We’ve all heard of the cinnamon roll, but what about its cousin, the cinnamon crescent? This messy looking croissant acts as a mouth-watering nest for buttery cinnamon filling just waiting for you to take a bite. If you’re looking for an excuse to sink your teeth into some, look no further as today is National Cinnamon Crescent Day!
While it’s not an official holiday, and the origins remain to be seen, you’ll be hard-pressed to find anyone complaining. They’re probably too busy enjoying a couple of cinnamon crescents!

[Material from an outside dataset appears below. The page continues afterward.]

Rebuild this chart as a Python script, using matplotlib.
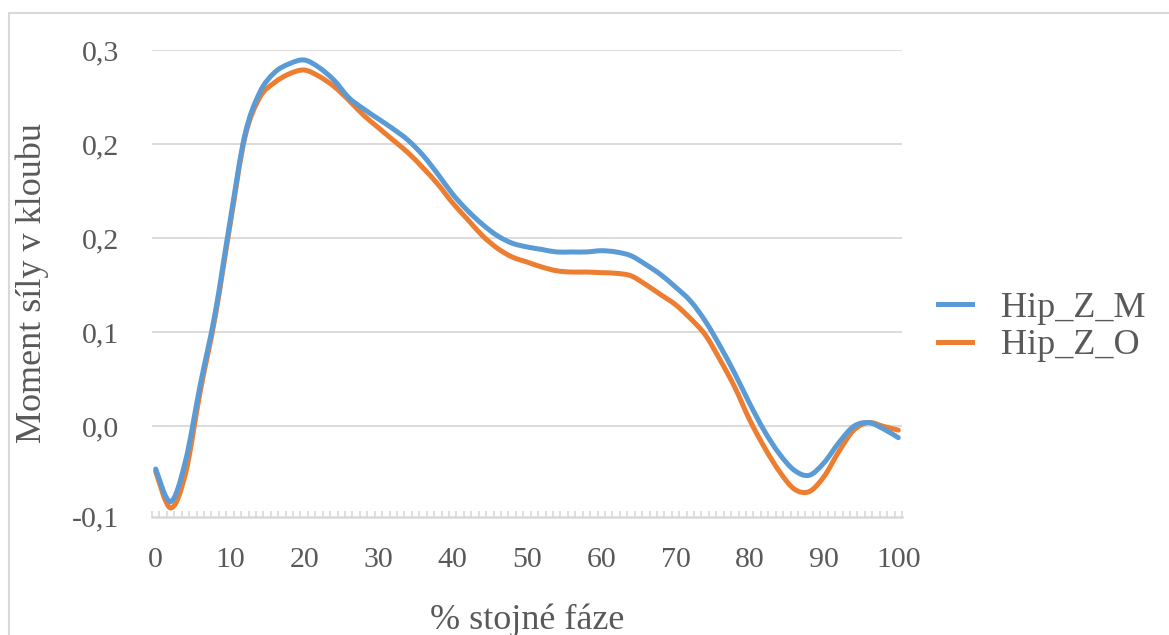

These baked treats are usually drizzled with a white glaze or icing and can be served for breakfast, after school snack, even dessert after dinner. We’ve even seen mention of the cinnamon crescent being associated with holidays like Christmas and, cinnamon being a popular spice in Mexican cuisine, even Cinco de Mayo celebrations.
While you tuck into your flaky crescent roll, you may want to close your eyes and pretend you’re some sort of emperor or empress. After all, ancient nations referred to the cinnamon spice as being a gift fit for monarchs and deities. Don’t relax too much, though, as the spice was also used to embalm mummies in Ancient Egypt.
The spice was so sought after during the Middle Ages that many suppliers and traders kept its origins a secret. One rumour was that cinnamon was collected at the source of the Nile River, and another, perpetuated by Roman naturalist, Pliny the Elder, tells the tale of cinnamon stolen from the nests of cinnamon birds. A cinnamon bird being a mythical oversized bird who would build giant nests out of cinnamon sticks on the side of cliffs. So the stories go, the cinnamon hungry Arabians would leave big cuts of oxen nearby, enticing the cinnamon birds to return to their nests with their meat. The catch? The meat would be too heavy for the nests, which would come crashing down in all their cinnamon glory! Certainly a clever marketing plan and excuse to boost demand for the prized spice.
Thankfully, we don’t have to look far for the prized spice these days. Not only is it located in aisle 4 of your favourite supermarket, but it can be found in multiple baked goods such as cinnamon and raisin bread, custard tarts, apple and cinnamon pies, cinnamon swirls or rolls, and of course today’s pick, the cinnamon crescent. A delightfully versatile snack, how many can you eat today?